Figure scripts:
>> START

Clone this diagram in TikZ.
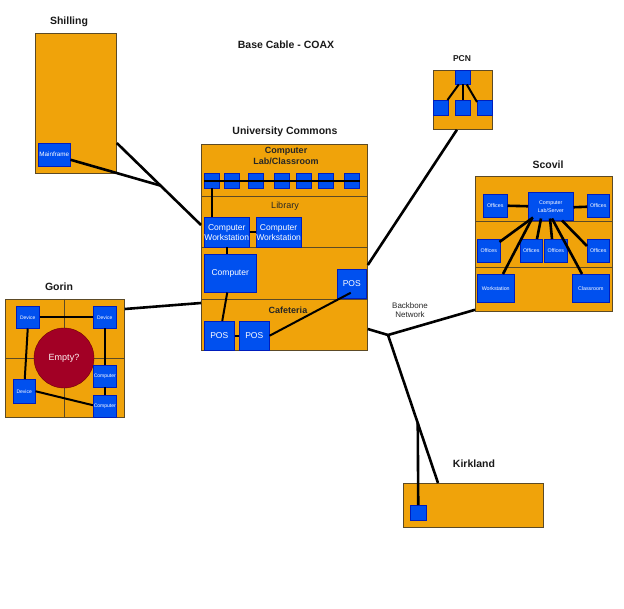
\documentclass[tikz,border=0pt]{standalone}
\usepackage{fontspec}
\setmainfont{Liberation Sans}
\usetikzlibrary{calc}
\definecolor{bldorange}{HTML}{F0A30A}
\definecolor{bldline}{HTML}{5C4A26}
\definecolor{devblue}{HTML}{0050EF}
\definecolor{devline}{HTML}{001DBC}
\definecolor{emptyred}{HTML}{A20025}
\definecolor{emptyline}{HTML}{6F0000}
\tikzset{
  bld/.style={draw=bldline, fill=bldorange, line width=0.8pt, inner sep=0pt, anchor=north west},
  dev/.style={draw=devline, fill=devblue, line width=0.5pt, inner sep=0pt, anchor=north west, text=white, align=center},
  divider/.style={draw=bldline, line width=0.8pt},
  link/.style={draw=black, line width=2.6pt},
  thinlink/.style={draw=black, line width=2pt},
  ttl/.style={font=\fontsize{10.5}{12}\selectfont\bfseries, text=black!90},
  lbl/.style={font=\fontsize{8.5}{10}\selectfont, text=black!85, align=center},
}
\begin{document}
\begin{tikzpicture}[x=1pt,y=-1pt]
\useasboundingbox (0,0) rectangle (624,609);

% ---------- Titles ----------
\node[ttl] (tmain) at (286,45) {Base Cable - COAX};
\node[ttl] (tshil) at (69,22) {Shilling};
\node[ttl] (tuc) at (285,132) {University Commons};
\node[ttl, font=\fontsize{8.5}{10}\selectfont\bfseries] (tpcn) at (462,59) {PCN};
\node[ttl] (tscv) at (548,165) {Scovil};
\node[ttl] (tgor) at (59,287) {Gorin};
\node[ttl] (tkirk) at (474,464) {Kirkland};
\node[lbl, font=\fontsize{8}{9.5}\selectfont] (tbb) at (410,310) {Backbone\\Network};

% ---------- Shilling ----------
\node[bld, minimum width=81pt, minimum height=140pt] (shil) at (35,33) {};
\node[dev, minimum width=32pt, minimum height=23pt, font=\fontsize{6.3}{7}\selectfont] (mf) at (38,143) {Mainframe};

% ---------- University Commons ----------
\node[bld, minimum width=166pt, minimum height=206pt] (uc) at (201,144) {};
\draw[divider] (201,196) -- (367,196);
\draw[divider] (201,247) -- (367,247);
\draw[divider] (201,299) -- (367,299);
\node[lbl, font=\fontsize{9}{10.5}\selectfont\bfseries] (tlab) at (286,156) {Computer\\Lab/Classroom};
\node[lbl, font=\fontsize{9}{10}\selectfont] (tlib) at (285,206) {Library};
\node[lbl, font=\fontsize{9}{10}\selectfont\bfseries] (tcaf) at (288,310) {Cafeteria};
\foreach \i/\x in {1/204,2/224,3/248,4/274,5/296,6/318,7/344}{
  \node[dev, minimum width=15pt, minimum height=15pt] (sq\i) at (\x,173) {};
}
\node[dev, minimum width=45pt, minimum height=30pt, font=\fontsize{8.5}{10}\selectfont] (ws1) at (204,217) {Computer\\Workstation};
\node[dev, minimum width=44pt, minimum height=30pt, font=\fontsize{8.5}{10}\selectfont] (ws2) at (256,217) {Computer\\Workstation};
\node[dev, minimum width=52pt, minimum height=38pt, font=\fontsize{8.5}{10}\selectfont] (comp) at (204,254) {Computer};
\node[dev, minimum width=29pt, minimum height=29pt, font=\fontsize{8.5}{10}\selectfont] (posR) at (337,269) {POS};
\node[dev, minimum width=30pt, minimum height=29pt, font=\fontsize{8.5}{10}\selectfont] (pos1) at (204,321) {POS};
\node[dev, minimum width=30pt, minimum height=29pt, font=\fontsize{8.5}{10}\selectfont] (pos2) at (239,321) {POS};

\draw[thinlink] (sq1.west) -- (sq7.east);
\draw[thinlink] (sq1.south) -- (sq1.south |- ws1.north);
\draw[thinlink] (ws1.east) -- (ws2.west);
\draw[thinlink] (ws1.south) -- (ws1.south |- comp.north);
\draw[thinlink] ($(comp.south)+(-3,0)$) -- ($(pos1.north)+(3,0)$);
\draw[thinlink] (pos1.east) -- (pos2.west);
\draw[thinlink] (pos2.east) -- ($(posR.center)+(-1,9)$);

% ---------- PCN ----------
\node[bld, minimum width=59pt, minimum height=59pt] (pcn) at (433,70) {};
\node[dev, minimum width=15pt, minimum height=14pt] (pt) at (455,70) {};
\node[dev, minimum width=15pt, minimum height=15pt] (pl) at (433,100) {};
\node[dev, minimum width=15pt, minimum height=15pt] (pm) at (455,100) {};
\node[dev, minimum width=15pt, minimum height=15pt] (pr) at (477,100) {};
\draw[thinlink] ($(pt.south)+(-4,0)$) -- ($(pl.north east)+(-1,0)$);
\draw[thinlink] (pt.south) -- (pm.north);
\draw[thinlink] ($(pt.south)+(4,0)$) -- ($(pr.north west)+(0,2)$);

% ---------- Scovil ----------
\node[bld, minimum width=137pt, minimum height=135pt] (scv) at (475,176) {};
\draw[divider] (475,221) -- (612,221);
\draw[divider] (475,267) -- (612,267);
\tikzset{small/.style={font=\fontsize{5.3}{8}\selectfont}}
\node[dev, small, minimum width=45pt, minimum height=28pt] (lab) at (528,192) {Computer\\Lab/Server};
\node[dev, small, minimum width=24pt, minimum height=23pt] (o1) at (483,194) {Offices};
\node[dev, small, minimum width=22pt, minimum height=23pt] (o2) at (587,194) {Offices};
\node[dev, small, minimum width=23pt, minimum height=23pt] (r1) at (477,239) {Offices};
\node[dev, small, minimum width=22pt, minimum height=23pt] (r2) at (520,239) {Offices};
\node[dev, small, minimum width=23pt, minimum height=23pt] (r3) at (544,239) {Offices};
\node[dev, small, minimum width=22pt, minimum height=23pt] (r4) at (587,239) {Offices};
\node[dev, small, minimum width=37pt, minimum height=28pt] (sws) at (477,274) {Workstation};
\node[dev, small, minimum width=37pt, minimum height=28pt] (cls) at (572,274) {Classroom};
\draw[link] (o1.east) -- (lab.west);
\draw[link] ($(lab.east)+(0,1)$) -- ($(o2.west)+(0,1)$);
\draw[link] ($(lab.south west)+(4,-2)$) -- ($(sws.north west)+(26,0)$);
\draw[link] ($(lab.south west)+(5,-3)$) -- ($(r1.north east)+(-1,3)$);
\draw[link] ($(lab.south west)+(13,-2)$) -- ($(r2.north west)+(17,0)$);
\draw[link] ($(lab.south west)+(22,-2)$) -- ($(r3.north west)+(8,0)$);
\draw[link] ($(lab.south west)+(24,-2)$) -- ($(cls.north west)+(10,0)$);
\draw[link] ($(lab.south west)+(34,0)$) -- ($(r4.north west)+(0,7)$);

% ---------- Gorin ----------
\node[bld, minimum width=119pt, minimum height=118pt] (gor) at (5,299) {};
\draw[divider] (64,299) -- (64,417);
\draw[divider] (5,358) -- (124,358);
\node[circle, draw=emptyline, fill=emptyred, minimum size=60pt, inner sep=0pt, text=white!85!pink, font=\fontsize{9}{10}\selectfont] (empty) at (64,358) {Empty?};
\tikzset{tiny/.style={font=\fontsize{5}{6}\selectfont}}
\node[dev, tiny, minimum width=23pt, minimum height=22pt] (dTL) at (16,306) {Device};
\node[dev, tiny, minimum width=23pt, minimum height=22pt] (dTR) at (93,306) {Device};
\node[dev, tiny, minimum width=23pt, minimum height=22pt] (c1) at (93,365) {Computer};
\node[dev, tiny, minimum width=23pt, minimum height=22pt] (c2) at (93,395) {Computer};
\node[dev, tiny, minimum width=22pt, minimum height=24pt] (dBL) at (13,379) {Device};
\draw[thinlink] (dTL.east) -- (dTR.west);
\draw[thinlink] (dTL.south) -- ($(dBL.north)+(0.5,0)$);
\draw[thinlink] (dTR.south) -- (c1.north);
\draw[thinlink] (c1.south) -- (c2.north);
\draw[thinlink] (dBL.east) -- ($(c2.west)+(0,-1)$);

% ---------- Kirkland ----------
\node[bld, minimum width=140pt, minimum height=44pt] (kirk) at (403,483) {};
\node[dev, minimum width=16pt, minimum height=15pt] (ksq) at (410,505) {};

% ---------- Backbone ----------
\coordinate (jn) at (388,335);
\coordinate (shA) at ($(shil.north east)+(0,110)$);
\coordinate (ucA) at ($(uc.north west)+(0,81)$);
\coordinate (shJ) at ($(shA)!0.52!(ucA)$);
\coordinate (kirkTop) at ($(kirk.north west)+(35,0)$);
\coordinate (kb) at ($(jn)!0.595!(kirkTop)$);

\draw[link] (shA) -- (ucA);
\draw[link] ($(mf.east)+(0,5)$) -- (shJ);
\draw[link] ($(gor.north east)+(0,10)$) -- ($(uc.north west)+(0,159)$);
\draw[link] ($(uc.north east)+(0,121)$) -- ($(pcn.south)+(-6,0)$);
\draw[link] ($(uc.north east)+(0,185)$) -- (jn);
\draw[link] (jn) -- ($(scv.south west)+(0,-2)$);
\draw[link] (jn) -- (kirkTop);
\draw[link] (kb) -- (ksq.north);
\end{tikzpicture}
\end{document}
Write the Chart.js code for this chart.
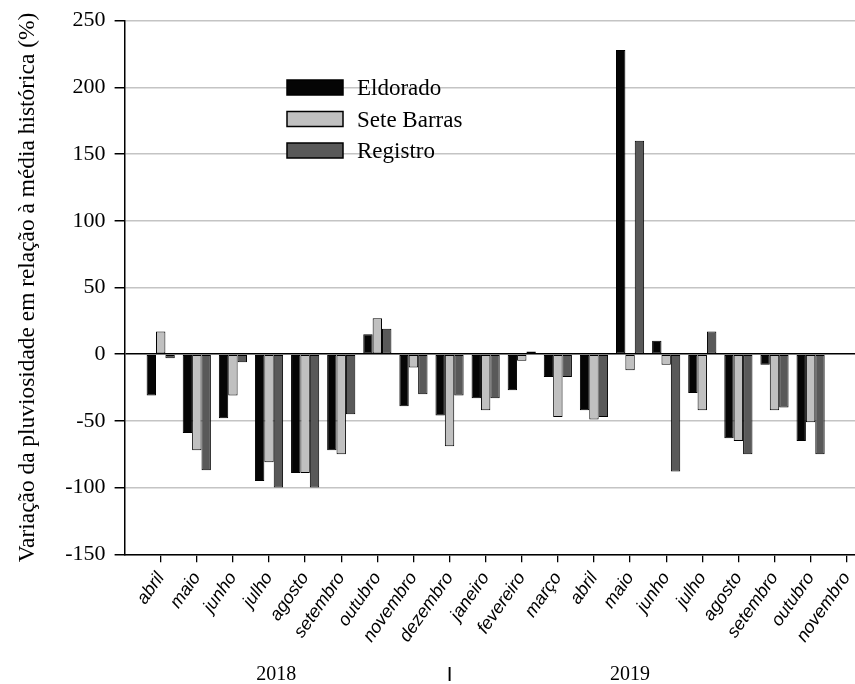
<!DOCTYPE html>
<html>
<head>
<meta charset="utf-8">
<script src="https://cdn.jsdelivr.net/npm/chart.js@4.4.1/dist/chart.umd.min.js"></script>
<style>
    html, body { margin: 0; padding: 0; background: #fff; overflow: hidden; }
    #wrap { width: 855px; height: 684px; }
</style>
</head>
<body>
<div id="wrap"><canvas id="rainChart" width="855" height="684"></canvas></div>
<script>
// Months (abril 2018 .. novembro 2019)
const months = ['abril', 'maio', 'junho', 'julho', 'agosto', 'setembro', 'outubro', 'novembro', 'dezembro',
    'janeiro', 'fevereiro', 'março', 'abril', 'maio', 'junho', 'julho', 'agosto', 'setembro', 'outubro', 'novembro'];

// Variation vs historical mean (%)
const eldorado   = [-31, -59, -48, -95, -89, -72, 15, -39, -46, -33, -27, -17, -42, 228, 10, -29, -63, -8, -65, null];
const seteBarras = [17, -72, -31, -81, -89, -75, 27, -10, -69, -42, -5, -47, -49, -12, -8, -42, -65, -42, -51, null];
const registro   = [-3, -87, -6, -100, -100, -45, 19, -30, -31, -33, 2, -17, -47, 160, -88, 17, -75, -40, -75, null];

const yTicks = [-150, -100, -50, 0, 50, 100, 150, 200, 250];
const years = ['2018', '|', '2019'];
const yearAt = [3.2, 8, 13];

const serif = "'Liberation Serif', 'Times New Roman', serif";

function series(values) {
    return values.map((v, i) => ({ x: i, y: v }));
}

// Legend drawn in the plot, plus year captions under the month labels
const extras = {
    id: 'extras',
    afterDraw(chart) {
        const ctx = chart.ctx;
        ctx.save();
        chart.data.datasets.forEach((ds, i) => {
            const y = 80 + i * 31.5;
            ctx.fillStyle = ds.backgroundColor;
            ctx.fillRect(287, y, 56, 15);
            ctx.lineWidth = 1.5;
            ctx.strokeStyle = '#000';
            ctx.strokeRect(287, y, 56, 15);
            ctx.fillStyle = '#000';
            ctx.font = '23px ' + serif;
            ctx.textAlign = 'left';
            ctx.textBaseline = 'alphabetic';
            ctx.fillText(ds.label, 357, y + 15);
        });
        const xs = chart.scales.x;
        ctx.textAlign = 'center';
        years.forEach((t, i) => {
            ctx.font = t === '|' ? "bold 15px 'Liberation Sans', sans-serif" : '20px ' + serif;
            ctx.fillText(t, xs.getPixelForValue(yearAt[i]), t === '|' ? 678 : 680);
        });
        ctx.restore();
    }
};

new Chart(document.getElementById('rainChart'), {
    type: 'bar',
    data: {
        datasets: [
            { label: 'Eldorado', data: series(eldorado), backgroundColor: '#050505' },
            { label: 'Sete Barras', data: series(seteBarras), backgroundColor: '#c0c0c0' },
            { label: 'Registro', data: series(registro), backgroundColor: '#595959' }
        ]
    },
    options: {
        responsive: false,
        animation: false,
        layout: { padding: { top: 20.7, right: 0, bottom: 0, left: 0 } },
        datasets: {
            bar: {
                borderColor: '#000',
                borderWidth: 1,
                borderSkipped: false,
                categoryPercentage: 0.78,
                barPercentage: 1.0
            }
        },
        plugins: {
            legend: { display: false },
            tooltip: { enabled: false }
        },
        scales: {
            x: {
                type: 'linear',
                offset: false,
                min: -1,
                max: 19.23,
                afterBuildTicks: s => { s.ticks = months.map((m, i) => ({ value: i })); },
                afterFit: s => { s.height = 129.7; s.paddingLeft = 0; s.paddingRight = 0; },
                grid: { offset: false, drawOnChartArea: false, drawTicks: true, tickLength: 8, tickColor: '#000', lineWidth: 1.3 },
                border: { color: '#000', width: 1.5 },
                ticks: {
                    autoSkip: false,
                    maxRotation: 55,
                    minRotation: 55,
                    padding: 6,
                    color: '#000',
                    font: { family: "'Liberation Sans', Arial, sans-serif", size: 18, style: 'italic' },
                    callback: v => months[v] ?? ''
                }
            },
            y: {
                min: -150,
                max: 250,
                afterBuildTicks: s => { s.ticks = yTicks.map(v => ({ value: v })); },
                afterFit: s => { s.width = 124.6; s.paddingTop = 0; s.paddingBottom = 0; },
                grid: {
                    color: c => c.tick && c.tick.value === 0 ? '#000' : '#c4c4c4',
                    lineWidth: 1.5,
                    tickLength: 10,
                    tickColor: '#000'
                },
                border: { color: '#000', width: 1.5 },
                ticks: {
                    padding: 9,
                    color: '#000',
                    font: { family: serif, size: 22 }
                },
                title: {
                    display: true,
                    text: 'Variação da pluviosidade em relação à média histórica (%)',
                    color: '#000',
                    font: { family: serif, size: 23.4, lineHeight: 1.2 },
                    padding: { top: 14, bottom: 0 }
                }
            }
        }
    },
    plugins: [extras]
});
</script>
</body>
</html>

>> END

§ **AIM OF THE EXERCISE**:
Count the lines of the listing above that include the word "this" and state the total with nothing else.

§ **SOLVED PROBLEM**:
2